Let P(n) be 1/2 * 3/4 ... (2n-1)/2n < 1/sqrt(3n) (note that parentheses around 2n-1 are mandatory). You verified that P(1) is true. The induction step consists of proving that P(k) implies P(k + 1) for all k >= 1. Strictly speaking, this is a true statement just because the conclusion P(k + 1) is true. After all, the overall problem is to prove P(n) for all n. What fails is a particular, most natural way of proving the step. Indeed, the natural way is to say

\(\displaystyle \frac{1}{2} \cdot \frac{3}{4} \cdot \dots\cdot\frac{2n-1}{2n}\cdot \frac{2n+1}{2n+2} < \frac{1}{\sqrt{3n}}\cdot \frac{2n+1}{2n+2}\)

by the induction hypothesis and then to try proving that the right-hand side is < \(\displaystyle \frac{1}{\sqrt{3(n+1)}}\). However,

\(\displaystyle \frac{1}{\sqrt{3n}}\cdot\frac{2n+1}{2n+2} < \frac{1}{\sqrt{3(n+1)}}\)

has no solutions.

When we strengthen the induction hypothesis, the method above works.
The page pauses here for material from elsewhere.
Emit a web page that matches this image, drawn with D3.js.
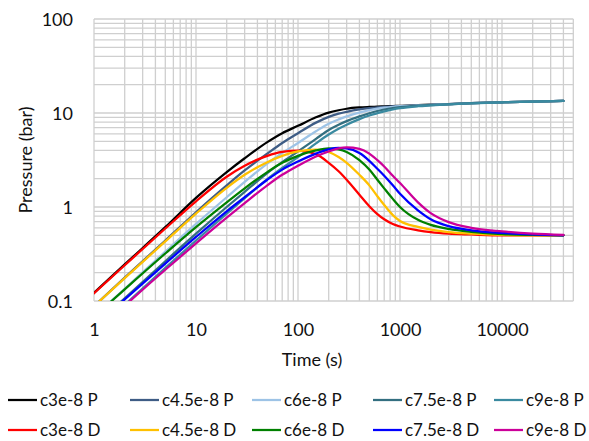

Note that the new strict inequality fails for n = 1, so you should either prove a non-strict inequality

\(\displaystyle \frac{1}{2}\cdot\frac{3}{4}\cdot\dots\cdot\frac{2n-1}{2n}\le\frac{1}{\sqrt{3n+1}}\)

for all positive integers n and then say that \(\displaystyle \frac{1}{\sqrt{3n+1}}<\frac{1}{\sqrt{3n}}\), or consider n = 2 in the base step.